▶ **SHORT PROBLEM**
Return the data exactly, with all pictures removed.

▶ **DATA LINES**
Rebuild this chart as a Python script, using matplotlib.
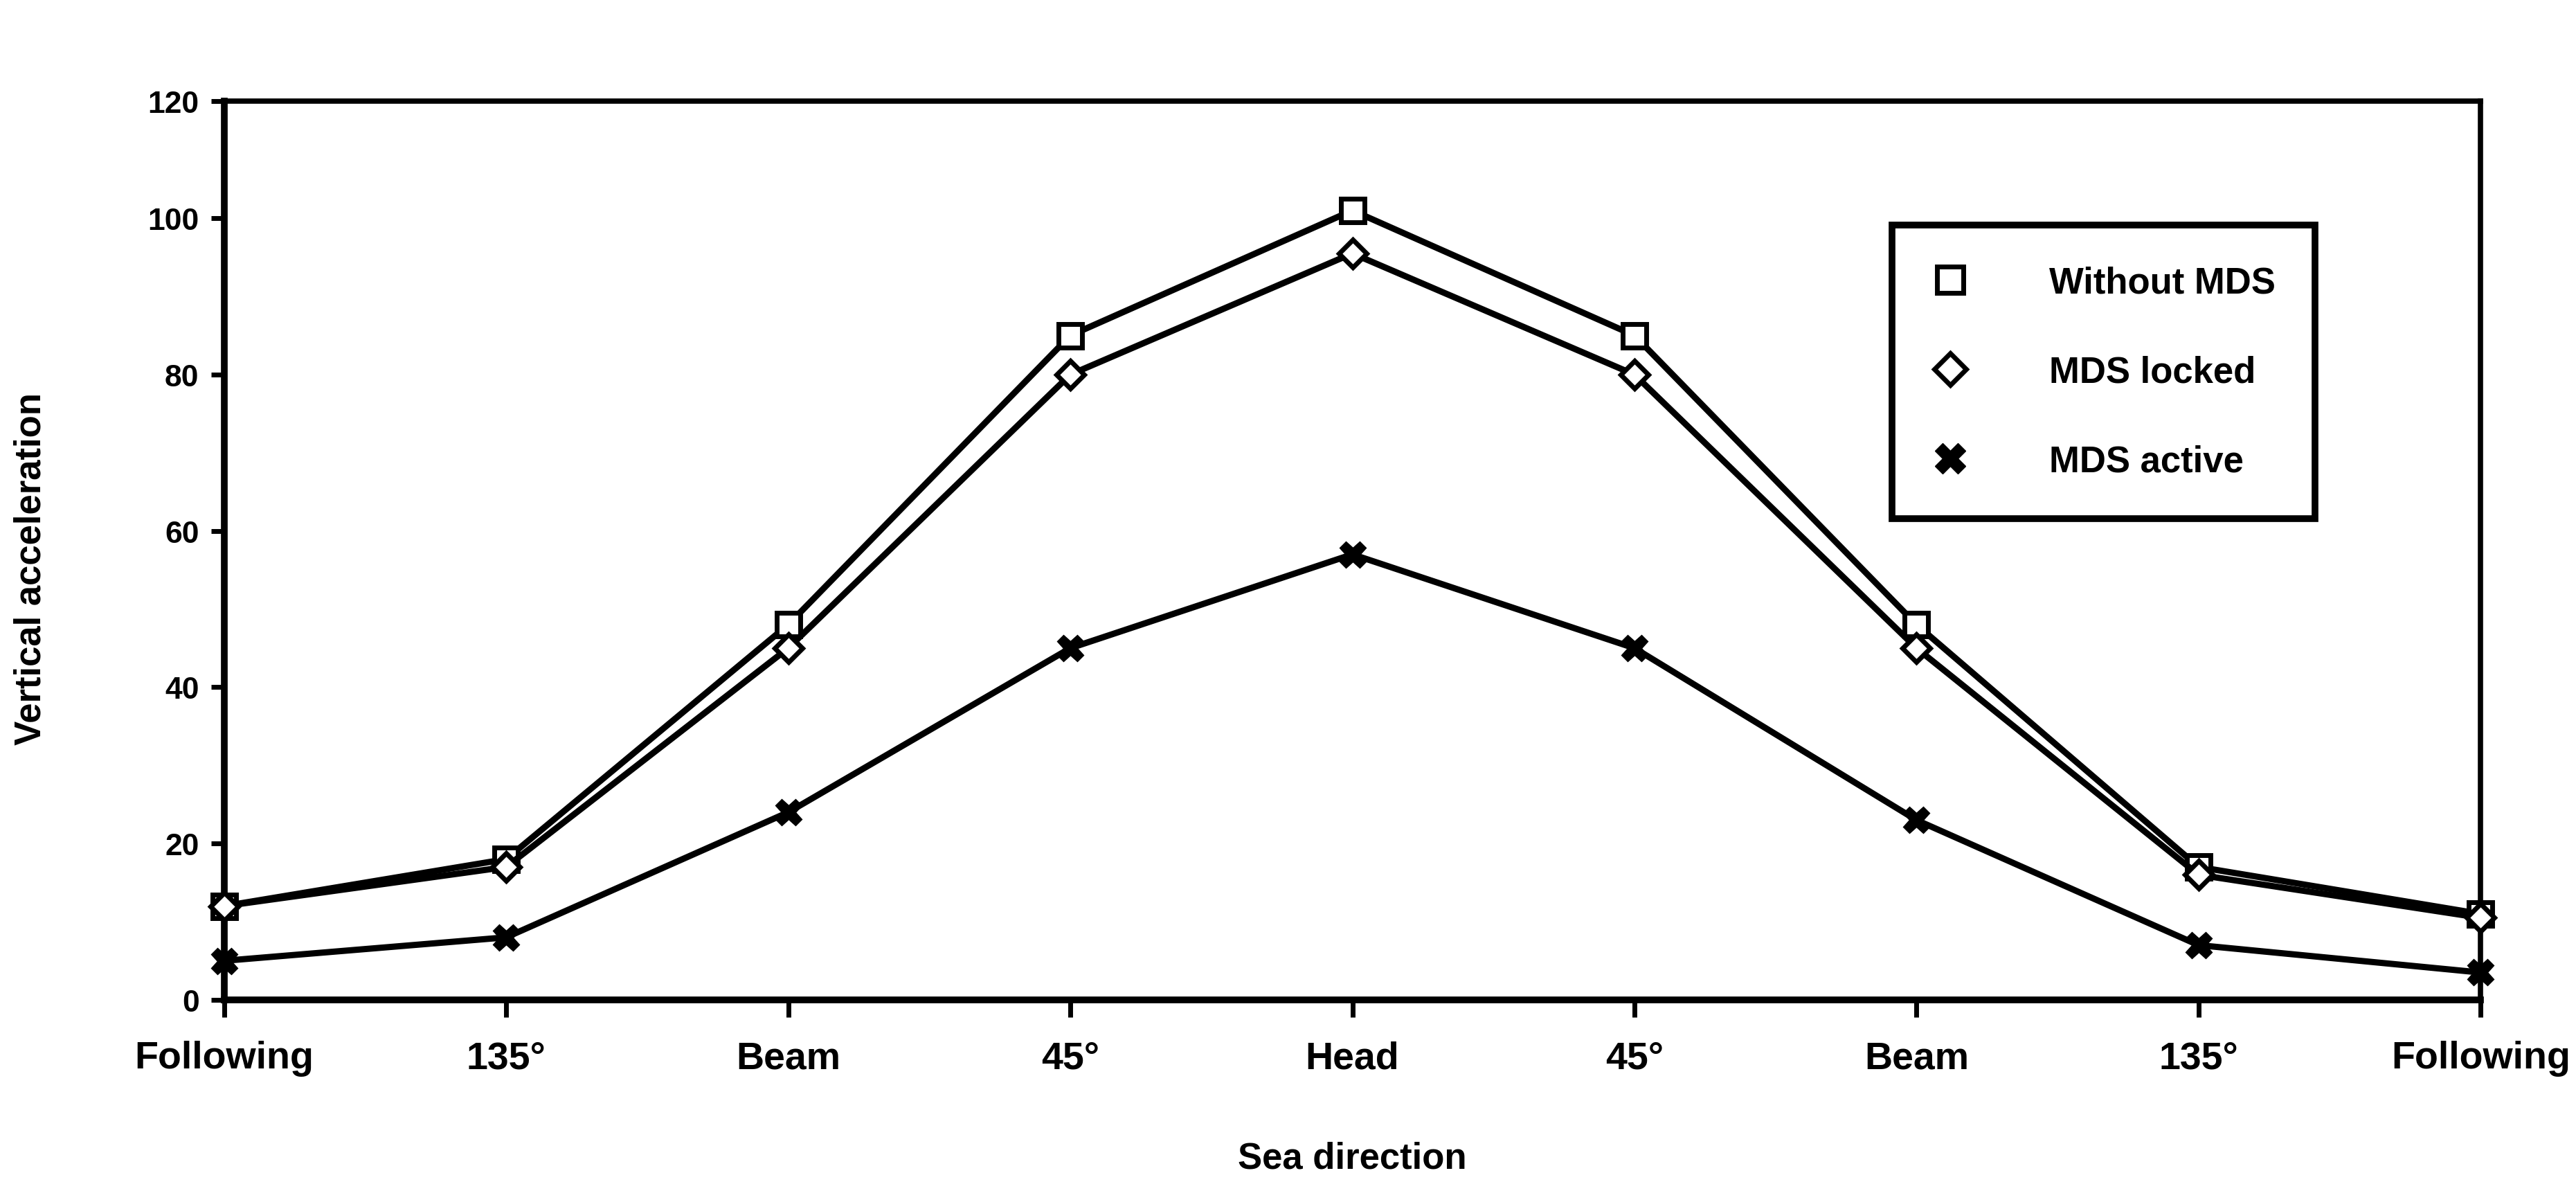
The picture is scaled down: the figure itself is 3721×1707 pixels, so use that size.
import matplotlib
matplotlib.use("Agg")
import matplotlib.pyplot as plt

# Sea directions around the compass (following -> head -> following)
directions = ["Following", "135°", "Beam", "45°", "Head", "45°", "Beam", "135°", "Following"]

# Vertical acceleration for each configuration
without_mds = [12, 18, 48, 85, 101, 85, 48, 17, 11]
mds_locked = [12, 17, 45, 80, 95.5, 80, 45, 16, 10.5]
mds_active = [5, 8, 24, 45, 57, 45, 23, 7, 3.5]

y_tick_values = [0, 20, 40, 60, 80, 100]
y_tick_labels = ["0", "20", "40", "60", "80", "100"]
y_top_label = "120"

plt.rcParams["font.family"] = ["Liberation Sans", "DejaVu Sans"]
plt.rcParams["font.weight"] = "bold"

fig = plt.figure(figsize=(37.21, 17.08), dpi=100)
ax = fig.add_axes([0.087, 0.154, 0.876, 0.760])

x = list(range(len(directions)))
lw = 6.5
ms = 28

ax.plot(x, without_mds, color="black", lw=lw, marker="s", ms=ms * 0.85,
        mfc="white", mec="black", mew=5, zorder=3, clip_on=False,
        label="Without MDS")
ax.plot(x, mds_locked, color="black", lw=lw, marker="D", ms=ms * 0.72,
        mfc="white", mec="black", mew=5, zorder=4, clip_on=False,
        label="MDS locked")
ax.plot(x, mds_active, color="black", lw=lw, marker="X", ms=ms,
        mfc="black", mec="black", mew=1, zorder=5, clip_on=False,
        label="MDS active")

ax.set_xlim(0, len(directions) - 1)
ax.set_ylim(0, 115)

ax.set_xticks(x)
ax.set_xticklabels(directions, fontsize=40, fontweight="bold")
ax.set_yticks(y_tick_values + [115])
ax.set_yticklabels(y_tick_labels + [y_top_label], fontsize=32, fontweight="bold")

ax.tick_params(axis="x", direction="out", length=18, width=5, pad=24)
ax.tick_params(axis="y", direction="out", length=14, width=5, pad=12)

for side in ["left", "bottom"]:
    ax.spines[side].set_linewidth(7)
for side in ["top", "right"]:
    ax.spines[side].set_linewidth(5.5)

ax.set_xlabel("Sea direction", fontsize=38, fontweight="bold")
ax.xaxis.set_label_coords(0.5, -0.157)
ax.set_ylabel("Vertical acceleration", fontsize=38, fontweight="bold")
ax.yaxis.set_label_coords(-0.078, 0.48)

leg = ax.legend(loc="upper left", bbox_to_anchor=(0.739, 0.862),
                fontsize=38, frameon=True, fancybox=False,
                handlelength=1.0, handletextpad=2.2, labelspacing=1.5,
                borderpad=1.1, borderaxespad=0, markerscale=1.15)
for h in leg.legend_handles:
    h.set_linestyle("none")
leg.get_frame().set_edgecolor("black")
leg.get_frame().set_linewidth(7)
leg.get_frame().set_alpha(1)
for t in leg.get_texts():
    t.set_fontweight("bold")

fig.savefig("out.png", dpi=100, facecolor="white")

▶ **SOLUTION TO THIS PROBLEM**
Rebuild this chart as a Python script, using matplotlib.
The picture is scaled down: the figure itself is 3721×1707 pixels, so use that size.
import matplotlib
matplotlib.use("Agg")
import matplotlib.pyplot as plt

# Sea directions around the compass (following -> head -> following)
directions = ["Following", "135°", "Beam", "45°", "Head", "45°", "Beam", "135°", "Following"]

# Vertical acceleration for each configuration
without_mds = [12, 18, 48, 85, 101, 85, 48, 17, 11]
mds_locked = [12, 17, 45, 80, 95.5, 80, 45, 16, 10.5]
mds_active = [5, 8, 24, 45, 57, 45, 23, 7, 3.5]

y_tick_values = [0, 20, 40, 60, 80, 100]
y_tick_labels = ["0", "20", "40", "60", "80", "100"]
y_top_label = "120"

plt.rcParams["font.family"] = ["Liberation Sans", "DejaVu Sans"]
plt.rcParams["font.weight"] = "bold"

fig = plt.figure(figsize=(37.21, 17.08), dpi=100)
ax = fig.add_axes([0.087, 0.154, 0.876, 0.760])

x = list(range(len(directions)))
lw = 6.5
ms = 28

ax.plot(x, without_mds, color="black", lw=lw, marker="s", ms=ms * 0.85,
        mfc="white", mec="black", mew=5, zorder=3, clip_on=False,
        label="Without MDS")
ax.plot(x, mds_locked, color="black", lw=lw, marker="D", ms=ms * 0.72,
        mfc="white", mec="black", mew=5, zorder=4, clip_on=False,
        label="MDS locked")
ax.plot(x, mds_active, color="black", lw=lw, marker="X", ms=ms,
        mfc="black", mec="black", mew=1, zorder=5, clip_on=False,
        label="MDS active")

ax.set_xlim(0, len(directions) - 1)
ax.set_ylim(0, 115)

ax.set_xticks(x)
ax.set_xticklabels(directions, fontsize=40, fontweight="bold")
ax.set_yticks(y_tick_values + [115])
ax.set_yticklabels(y_tick_labels + [y_top_label], fontsize=32, fontweight="bold")

ax.tick_params(axis="x", direction="out", length=18, width=5, pad=24)
ax.tick_params(axis="y", direction="out", length=14, width=5, pad=12)

for side in ["left", "bottom"]:
    ax.spines[side].set_linewidth(7)
for side in ["top", "right"]:
    ax.spines[side].set_linewidth(5.5)

ax.set_xlabel("Sea direction", fontsize=38, fontweight="bold")
ax.xaxis.set_label_coords(0.5, -0.157)
ax.set_ylabel("Vertical acceleration", fontsize=38, fontweight="bold")
ax.yaxis.set_label_coords(-0.078, 0.48)

leg = ax.legend(loc="upper left", bbox_to_anchor=(0.739, 0.862),
                fontsize=38, frameon=True, fancybox=False,
                handlelength=1.0, handletextpad=2.2, labelspacing=1.5,
                borderpad=1.1, borderaxespad=0, markerscale=1.15)
for h in leg.legend_handles:
    h.set_linestyle("none")
leg.get_frame().set_edgecolor("black")
leg.get_frame().set_linewidth(7)
leg.get_frame().set_alpha(1)
for t in leg.get_texts():
    t.set_fontweight("bold")

fig.savefig("out.png", dpi=100, facecolor="white")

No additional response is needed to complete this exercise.